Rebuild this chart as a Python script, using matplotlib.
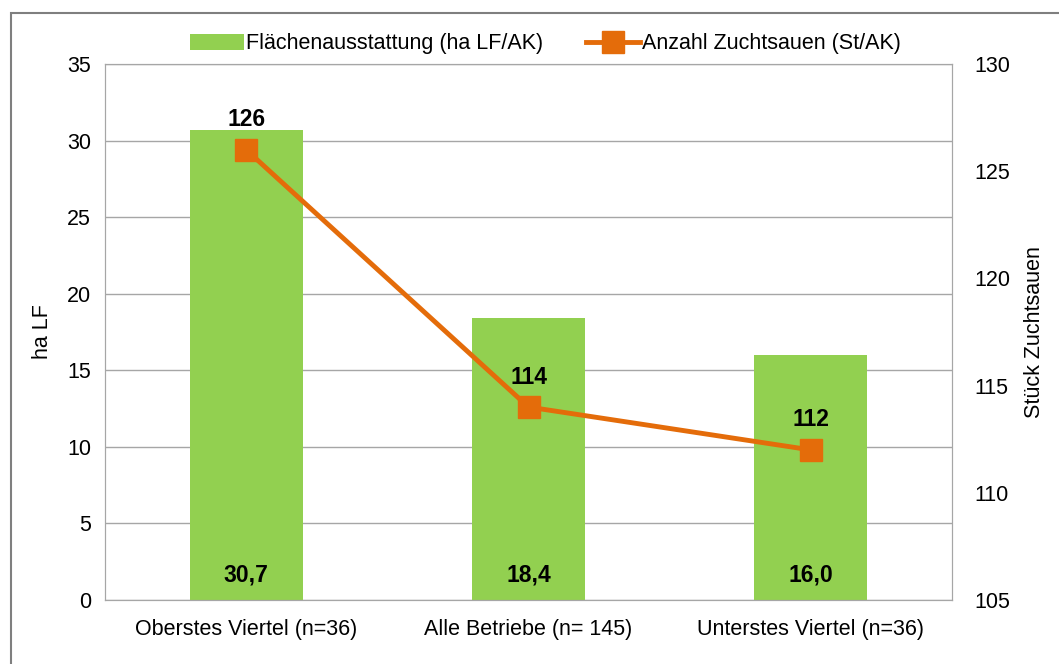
import numpy as np
import matplotlib.pyplot as plt
from matplotlib.patches import Rectangle

plt.rcParams['font.family'] = ['Liberation Sans', 'DejaVu Sans']

categories = ['Oberstes Viertel (n=36)', 'Alle Betriebe (n= 145)', 'Unterstes Viertel (n=36)']
flaeche = [30.7, 18.4, 16.0]
sauen = [126, 114, 112]

green = '#92D050'
orange = '#E46C0A'
grid_c = '#A6A6A6'
fs = 15.5

fig = plt.figure(figsize=(10.59, 6.64), dpi=100)
ax = fig.add_axes([105 / 1059, 1 - 600 / 664, 847 / 1059, 536 / 664])
ax2 = ax.twinx()

x = np.arange(len(categories))
bars = ax.bar(x, flaeche, width=0.40, color=green, zorder=2,
              label='Flächenausstattung (ha LF/AK)')
ax.set_xlim(-0.5, 2.5)
ax.set_ylim(0, 35)
ax.set_yticks(np.arange(0, 36, 5))
ax.yaxis.grid(True, color=grid_c, lw=1)
ax.set_axisbelow(True)
ax.set_xticks(x)
ax.set_xticklabels(categories)
ax.set_ylabel('ha LF', fontsize=fs, labelpad=10)

for xi, v in zip(x, flaeche):
    ax.text(xi, 1.6, f'{v:.1f}'.replace('.', ','), ha='center', va='center',
            fontsize=16.5, fontweight='bold', zorder=5)

line, = ax2.plot(x, sauen, color=orange, lw=3.5, marker='s', markersize=15.5,
                 zorder=4, label='Anzahl Zuchtsauen (St/AK)')
ax2.set_ylim(105, 130)
ax2.set_yticks(np.arange(105, 131, 5))
ax2.set_ylabel('Stück Zuchtsauen', fontsize=fs, labelpad=10)
for xi, v in zip(x, sauen):
    ax2.text(xi, v + 1.4, str(v), ha='center', va='center',
             fontsize=16.5, fontweight='bold')

for a in (ax, ax2):
    a.tick_params(length=0, labelsize=fs, pad=10)
    for s in a.spines.values():
        s.set_color(grid_c)
ax.tick_params(axis='x', pad=14)
ax2.tick_params(pad=16)

leg = fig.legend([bars, line], [bars.get_label(), line.get_label()],
                 loc='center', bbox_to_anchor=(0.515, 1 - 44 / 664), ncol=2,
                 frameon=False, fontsize=fs, handlelength=2.5,
                 handletextpad=0.1, columnspacing=2.0)

fig.patches.append(Rectangle((11 / 1059, -0.1), 1.2, 1 - 13 / 664 + 0.1,
                             transform=fig.transFigure, fill=False,
                             edgecolor='#7F7F7F', lw=1.5))

fig.savefig('out.png', dpi=100)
======
-- Aim of the exercise --
Repeat the lines of the listing above verbatim, beginning at its first line and ending at the line containing "ax2 = ax.twinx()", which is included. Omit pictures.

-- Written response --
Rebuild this chart as a Python script, using matplotlib.
import numpy as np
import matplotlib.pyplot as plt
from matplotlib.patches import Rectangle

plt.rcParams['font.family'] = ['Liberation Sans', 'DejaVu Sans']

categories = ['Oberstes Viertel (n=36)', 'Alle Betriebe (n= 145)', 'Unterstes Viertel (n=36)']
flaeche = [30.7, 18.4, 16.0]
sauen = [126, 114, 112]

green = '#92D050'
orange = '#E46C0A'
grid_c = '#A6A6A6'
fs = 15.5

fig = plt.figure(figsize=(10.59, 6.64), dpi=100)
ax = fig.add_axes([105 / 1059, 1 - 600 / 664, 847 / 1059, 536 / 664])
ax2 = ax.twinx()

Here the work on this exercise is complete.